“There is nothing so disturbing to one’s well-being and judgment as to see a friend get rich”

Economic historian Charles P. Kindleberger (1910-2003) wrote in Manias, Panics and Crashes: A History of Financial Crises (1978 and subsequent editions):
 
“In my talks about financial crisis over the last decades, I have polished one line that always gets a nervous laugh: ‘There is nothing so disturbing to one’s well-being and judgment as to see a friend get rich.’”
 
Kindleberger’s one-line saying is often cited in the financial literature.
 
   
Wikipedia: Charles P. Kindleberger
Charles Poor “Charlie” Kindleberger (October 12, 1910 – July 7, 2003) was a historical economist and author of over 30 books. His 1978 book Manias, Panics, and Crashes, about speculative stock market bubbles, was reprinted in 2000 after the dot-com bubble.
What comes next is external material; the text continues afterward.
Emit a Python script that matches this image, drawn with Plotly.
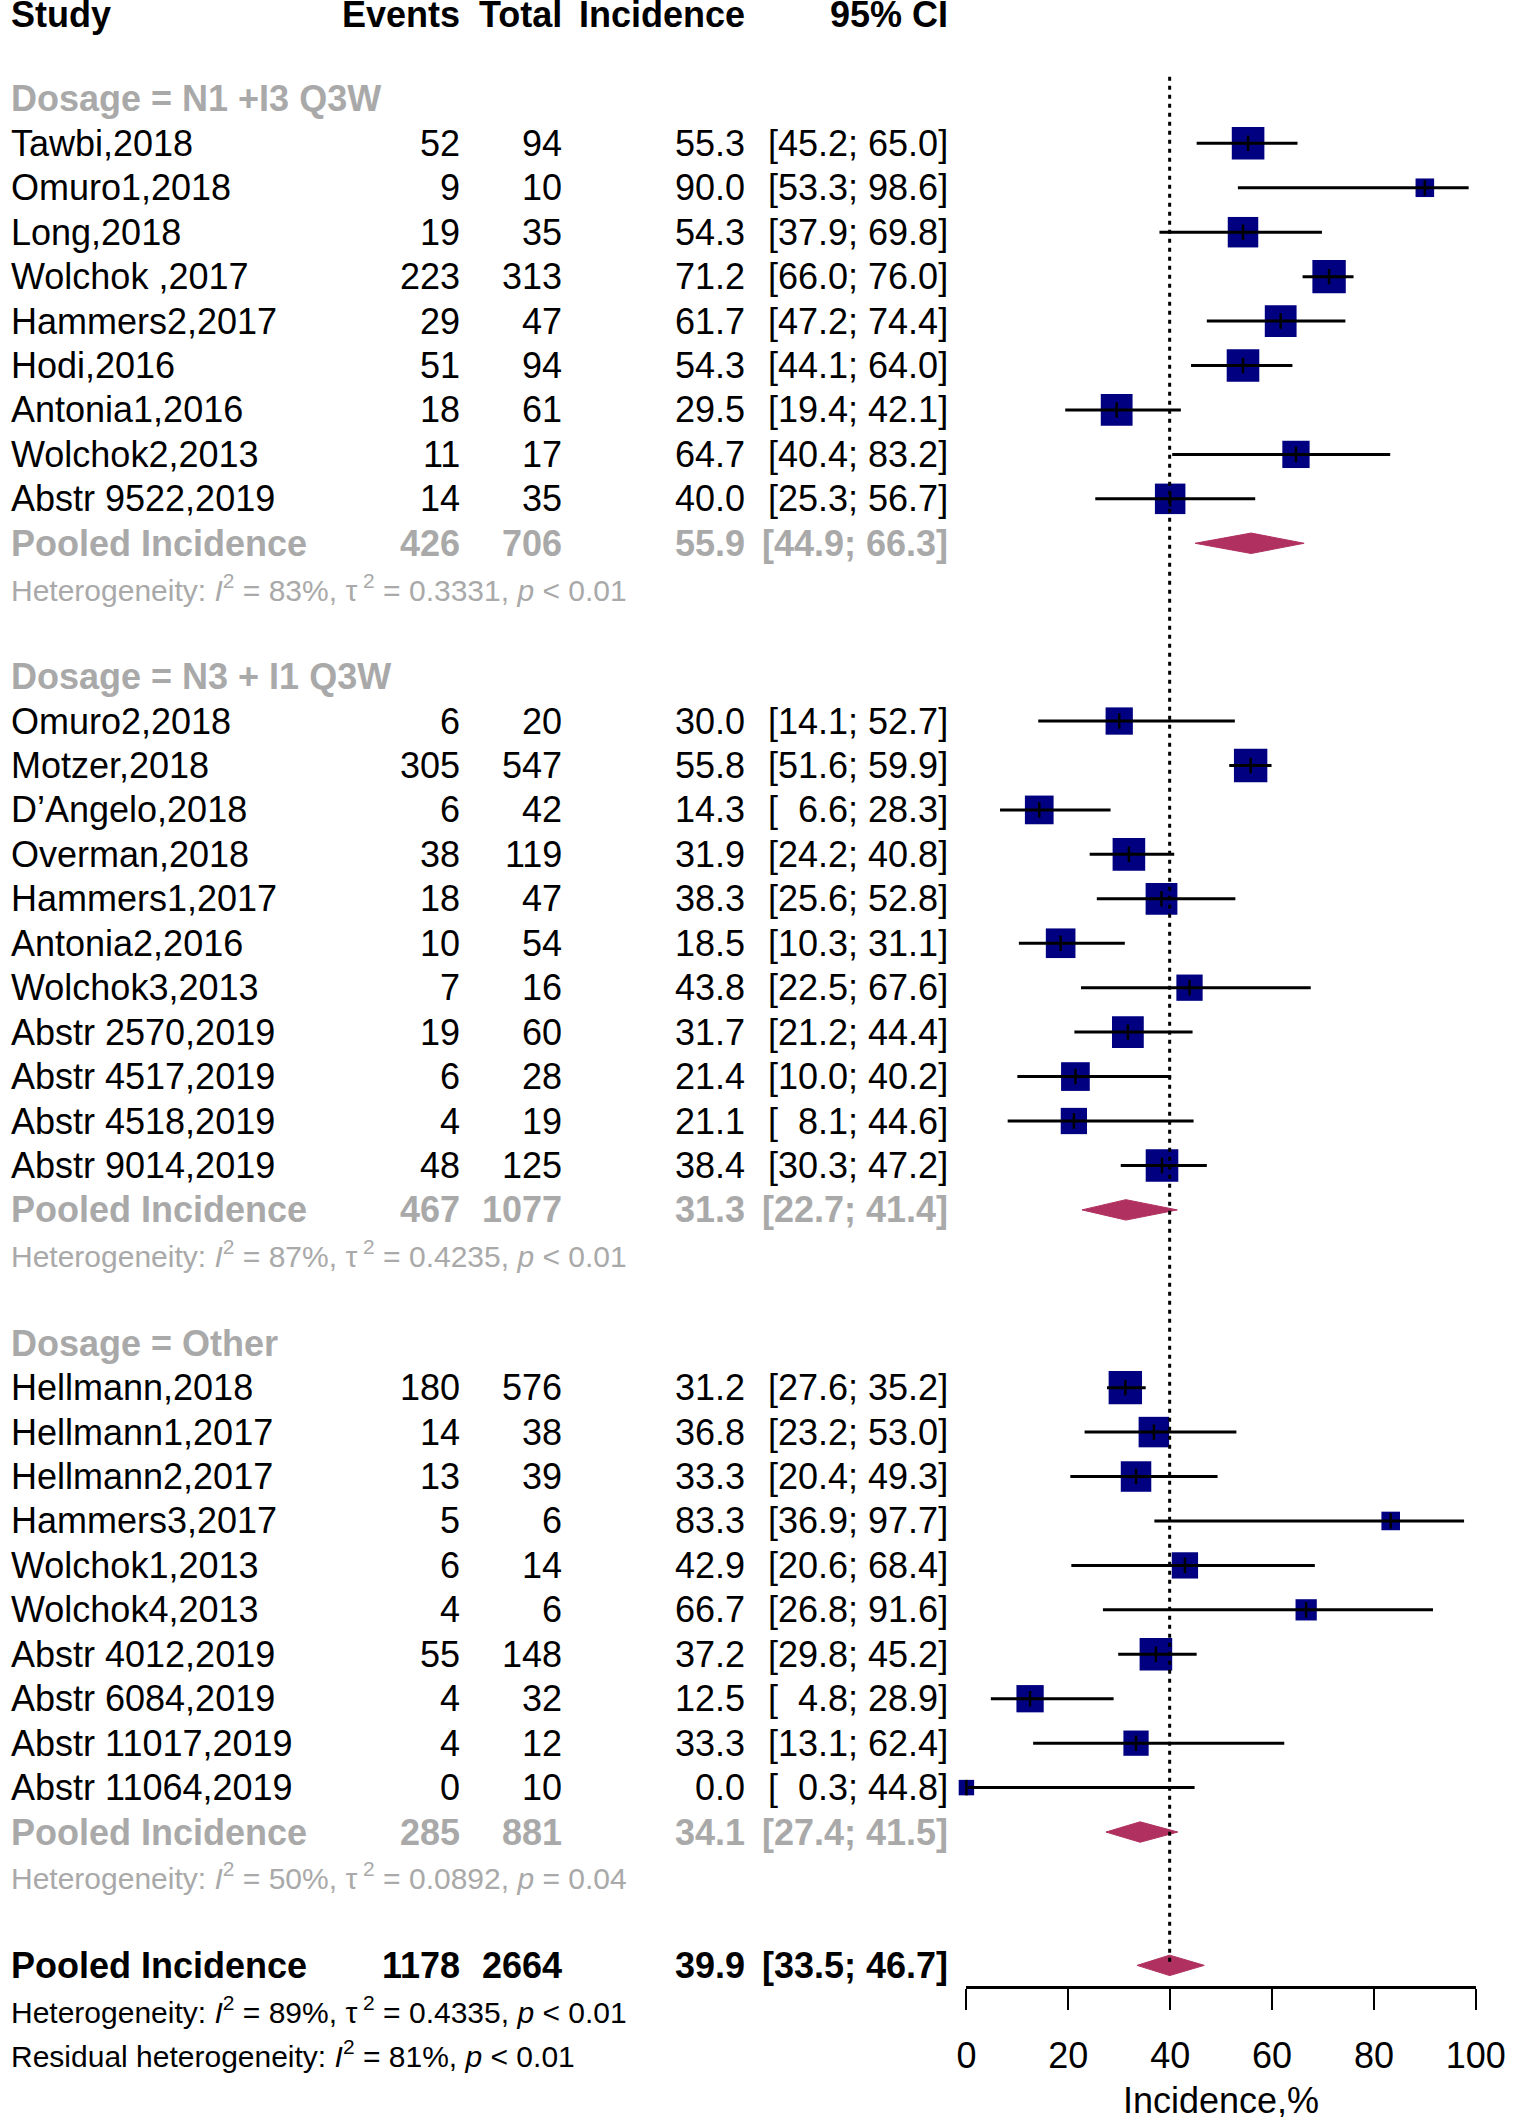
import plotly.graph_objects as go

# ---- data ----
group_labels = ['Dosage = N1 +I3 Q3W', 'Dosage = N3 + I1 Q3W', 'Dosage = Other']

study = ['Tawbi,2018', 'Omuro1,2018', 'Long,2018', 'Wolchok ,2017', 'Hammers2,2017',
         'Hodi,2016', 'Antonia1,2016', 'Wolchok2,2013', 'Abstr 9522,2019',
         'Omuro2,2018', 'Motzer,2018', 'D’Angelo,2018', 'Overman,2018', 'Hammers1,2017',
         'Antonia2,2016', 'Wolchok3,2013', 'Abstr 2570,2019', 'Abstr 4517,2019',
         'Abstr 4518,2019', 'Abstr 9014,2019',
         'Hellmann,2018', 'Hellmann1,2017', 'Hellmann2,2017', 'Hammers3,2017',
         'Wolchok1,2013', 'Wolchok4,2013', 'Abstr 4012,2019', 'Abstr 6084,2019',
         'Abstr 11017,2019', 'Abstr 11064,2019']
group = [0]*9 + [1]*11 + [2]*10
events = [52, 9, 19, 223, 29, 51, 18, 11, 14,
          6, 305, 6, 38, 18, 10, 7, 19, 6, 4, 48,
          180, 14, 13, 5, 6, 4, 55, 4, 4, 0]
total = [94, 10, 35, 313, 47, 94, 61, 17, 35,
         20, 547, 42, 119, 47, 54, 16, 60, 28, 19, 125,
         576, 38, 39, 6, 14, 6, 148, 32, 12, 10]
incid = [55.3, 90.0, 54.3, 71.2, 61.7, 54.3, 29.5, 64.7, 40.0,
         30.0, 55.8, 14.3, 31.9, 38.3, 18.5, 43.8, 31.7, 21.4, 21.1, 38.4,
         31.2, 36.8, 33.3, 83.3, 42.9, 66.7, 37.2, 12.5, 33.3, 0.0]
ci_lo = [45.2, 53.3, 37.9, 66.0, 47.2, 44.1, 19.4, 40.4, 25.3,
         14.1, 51.6, 6.6, 24.2, 25.6, 10.3, 22.5, 21.2, 10.0, 8.1, 30.3,
         27.6, 23.2, 20.4, 36.9, 20.6, 26.8, 29.8, 4.8, 13.1, 0.3]
ci_hi = [65.0, 98.6, 69.8, 76.0, 74.4, 64.0, 42.1, 83.2, 56.7,
         52.7, 59.9, 28.3, 40.8, 52.8, 31.1, 67.6, 44.4, 40.2, 44.6, 47.2,
         35.2, 53.0, 49.3, 97.7, 68.4, 91.6, 45.2, 28.9, 62.4, 44.8]
# approximate random-effects weights (%), judged from square sizes
weight = [4.0, 1.3, 3.5, 4.2, 3.8, 4.0, 3.8, 2.8, 3.5,
          2.8, 4.2, 3.1, 4.0, 3.8, 3.3, 2.6, 3.8, 3.1, 2.6, 4.0,
          4.2, 3.5, 3.5, 1.3, 2.6, 1.7, 4.0, 2.8, 2.4, 0.9]

pool_events = [426, 467, 285]
pool_total = [706, 1077, 881]
pool_inc = [55.9, 31.3, 34.1]
pool_lo = [44.9, 22.7, 27.4]
pool_hi = [66.3, 41.4, 41.5]
het_i2 = [83, 87, 50]
het_tau2 = ['0.3331', '0.4235', '0.0892']
het_p = ['&lt; 0.01', '&lt; 0.01', '= 0.04']

all_events, all_total = 1178, 2664
all_inc, all_lo, all_hi = 39.9, 33.5, 46.7
all_i2, all_tau2, all_p = 89, '0.4335', '&lt; 0.01'
resid_i2, resid_p = 81, '&lt; 0.01'

tick_vals = [0, 20, 40, 60, 80, 100]
x_title = 'Incidence,%'

# ---- layout constants ----
W, H = 1535, 2117
ROW0, ROWH = 10, 44.44
FONT = 'Liberation Sans, Arial, sans-serif'
GREY = '#A9A9A9'
NAVY = '#000080'
MAROON = '#B03060'
X_ST, X_EV, X_TOT, X_INC, X_CI = 1, 462, 567, 755, 963
AX_L, AX_R = 982, 1505


def fmt_ci(lo, hi):
    s = '[%4.1f; %4.1f]' % (lo, hi)
    return s.replace(' ', '\u2007').replace(';\u2007', '; ')


def het_text(i2, tau2, p):
    return ('Heterogeneity: <i>I</i><sup>2</sup> = %d%%, τ<sup> 2</sup> = %s, <i>p</i> %s'
            % (i2, tau2, p))


fig = go.Figure()


def txt(xpx, row, text, anchor='left', size=36, color='black'):
    fig.add_annotation(x=xpx / W, y=row, xref='paper', yref='y', text=text,
                       xanchor=anchor, yanchor='middle', showarrow=False,
                       borderpad=0, borderwidth=0,
                       font=dict(family=FONT, size=size, color=color))


# header
hr = 0.1
txt(X_ST, hr, '<b>Study</b>')
txt(X_EV, hr, '<b>Events</b>', 'right')
txt(X_TOT, hr, '<b>Total</b>', 'right')
txt(X_INC, hr, '<b>Incidence</b>', 'right')
txt(X_CI, hr, '<b>95% CI</b>', 'right')

study_rows = []
pool_rows = []
row = 2
for g in range(3):
    idx = [i for i in range(len(study)) if group[i] == g]
    txt(X_ST, row, '<b>%s</b>' % group_labels[g], color=GREY)
    for k, i in enumerate(idx):
        r = row + 1 + k
        study_rows.append(r)
        txt(X_ST, r, study[i])
        txt(X_EV, r, str(events[i]), 'right')
        txt(X_TOT, r, str(total[i]), 'right')
        txt(X_INC, r, '%.1f' % incid[i], 'right')
        txt(X_CI, r, fmt_ci(ci_lo[i], ci_hi[i]), 'right')
    pr = row + len(idx) + 1
    pool_rows.append(pr)
    txt(X_ST, pr, '<b>Pooled Incidence</b>', color=GREY)
    txt(X_EV, pr, '<b>%d</b>' % pool_events[g], 'right', color=GREY)
    txt(X_TOT, pr, '<b>%d</b>' % pool_total[g], 'right', color=GREY)
    txt(X_INC, pr, '<b>%.1f</b>' % pool_inc[g], 'right', color=GREY)
    txt(X_CI, pr, '<b>%s</b>' % fmt_ci(pool_lo[g], pool_hi[g]), 'right', color=GREY)
    txt(X_ST, pr + 1, het_text(het_i2[g], het_tau2[g], het_p[g]), size=30, color=GREY)
    row = pr + 3

all_row = row
txt(X_ST, all_row, '<b>Pooled Incidence</b>')
txt(X_EV, all_row, '<b>%d</b>' % all_events, 'right')
txt(X_TOT, all_row, '<b>%d</b>' % all_total, 'right')
txt(X_INC, all_row, '<b>%.1f</b>' % all_inc, 'right')
txt(X_CI, all_row, '<b>%s</b>' % fmt_ci(all_lo, all_hi), 'right')
txt(X_ST, all_row + 1, het_text(all_i2, all_tau2, all_p), size=30)
txt(X_ST, all_row + 2, 'Residual heterogeneity: <i>I</i><sup>2</sup> = %d%%, <i>p</i> %s'
    % (resid_i2, resid_p), size=30)
txt((AX_L + AX_R) / 2, all_row + 3.05, x_title, 'center')

# reference line at the overall estimate
fig.add_shape(type='line', xref='x', yref='y', x0=all_inc, x1=all_inc,
              y0=1.5, y1=all_row, line=dict(color='black', width=3, dash='4px,5px'))

# squares
fig.add_trace(go.Scatter(
    x=incid, y=study_rows, mode='markers', cliponaxis=False,
    marker=dict(symbol='square', color=NAVY, opacity=1,
                size=[16.3 * w ** 0.5 for w in weight], line=dict(width=0))))

# confidence interval lines
cx, cy = [], []
for i, r in enumerate(study_rows):
    cx += [ci_lo[i], ci_hi[i], None]
    cy += [r, r, None]
fig.add_trace(go.Scatter(x=cx, y=cy, mode='lines', cliponaxis=False,
                         line=dict(color='black', width=3)))

# point estimate ticks
fig.add_trace(go.Scatter(
    x=incid, y=study_rows, mode='markers', cliponaxis=False,
    marker=dict(symbol='line-ns', size=11, opacity=1,
                line=dict(color='black', width=2.5))))

# diamonds
dh = 0.23
for lo, est, hi, r in zip(pool_lo + [all_lo], pool_inc + [all_inc],
                          pool_hi + [all_hi], pool_rows + [all_row]):
    fig.add_trace(go.Scatter(
        x=[lo, est, hi, est, lo], y=[r, r - dh, r, r + dh, r], mode='lines',
        fill='toself', fillcolor=MAROON, line=dict(color=MAROON, width=1)))

ax_pos = 1 - 1987 / H
fig.update_layout(
    width=W, height=H, showlegend=False,
    margin=dict(l=0, r=0, t=0, b=0, pad=0),
    paper_bgcolor='white', plot_bgcolor='white',
    xaxis=dict(domain=[AX_L / W, AX_R / W], range=[0, 100], anchor='free',
               position=ax_pos, showgrid=False, zeroline=False,
               showline=True, linecolor='black', linewidth=3,
               ticks='outside', ticklen=21, tickwidth=2, tickcolor='black',
               tickvals=tick_vals, ticklabelstandoff=15, ticklabeloverflow='allow',
               tickfont=dict(family=FONT, size=36, color='black')),
    yaxis=dict(domain=[0, 1], range=[(H - ROW0) / ROWH, -ROW0 / ROWH],
               visible=False, showgrid=False, zeroline=False),
)

fig.write_html('out.html', config={'displayModeBar': False},
               post_script="document.documentElement.style.overflow='hidden';"
                           "document.body.style.overflow='hidden';"
                           "document.body.style.margin='0px';")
He is well known for hegemonic stability theory.
     
Google Books
Manias, Panics and Crashes:
A History of Financial Crises

By Charles Poor Kindleberger
New York, NY: Basic Books
1978
Pg. 15:
In my talks about financial crisis over the last decades, I have polished one line that always gets a nervous laugh: “There is nothing so disturbing to one’s well-being and judgment as to see a friend get rich.”
   
Google Books
The 1930s and the 1980s: Parallels and Differences
By Charles Poor Kindleberger
Singapore: Asean Economic Research Unit, Institute of Southeast Asian Studies
1989
Pg. 2:
I have had great success in public talks with a line of thought of the following sort: there is nothing that upsets a man or woman so much as to see a friend get rich.
   
New York (NY) Times
Wall Street Is Looking More Like Tokyo
By FLOYD NORRIS
Published: February 16, 1997
(...)
As Charles P. Kindleberger notes in his classic financial history, ‘‘Manias, Panics and Crashes,’’ a new edition of which has just been published by Wiley, ‘‘There is nothing so disturbing to one’s well-being and judgment as to see a friend get rich.’‘
 
Google Books
Comparative Political Economy:
A Retrospective

By Charles Poor Kindleberger
Cambridge, MA: The MIT Press
2000
Pg. 321:
In my talks about financial crisis over the last decade, I have polished one line that always gets a nervous laugh: “There is nothing so disturbing to one’s well-being and judgment as to see a friend get rich.”
 
Google Books
The Panic of 1907:
Lessons Learned from the Market’s Perfect Storm

By Robert F. Bruner and Sean D. Carr
Hoboken, NJ: John Wiley & Sons, Inc.
2007
Pg. X:
Although he didn’t know it at the time, economic historian Charles Kindleberger truly had the nuclei accumbens in mind when he uttered his most famous bon mot: “There is nothing so disturbing to one’s well-being and judgment as to see a friend get rich.”
 
Google Books
The Oxford Handbook of Capitalism
Edited by Dennis C. Mueller
New York, NY: Oxford University Press
2012
Pg. 409:
As the economic historian Charles Kindleberger has stated, “There is nothing so disturbing to one’s well-being and judgment as to see a friend get rich.”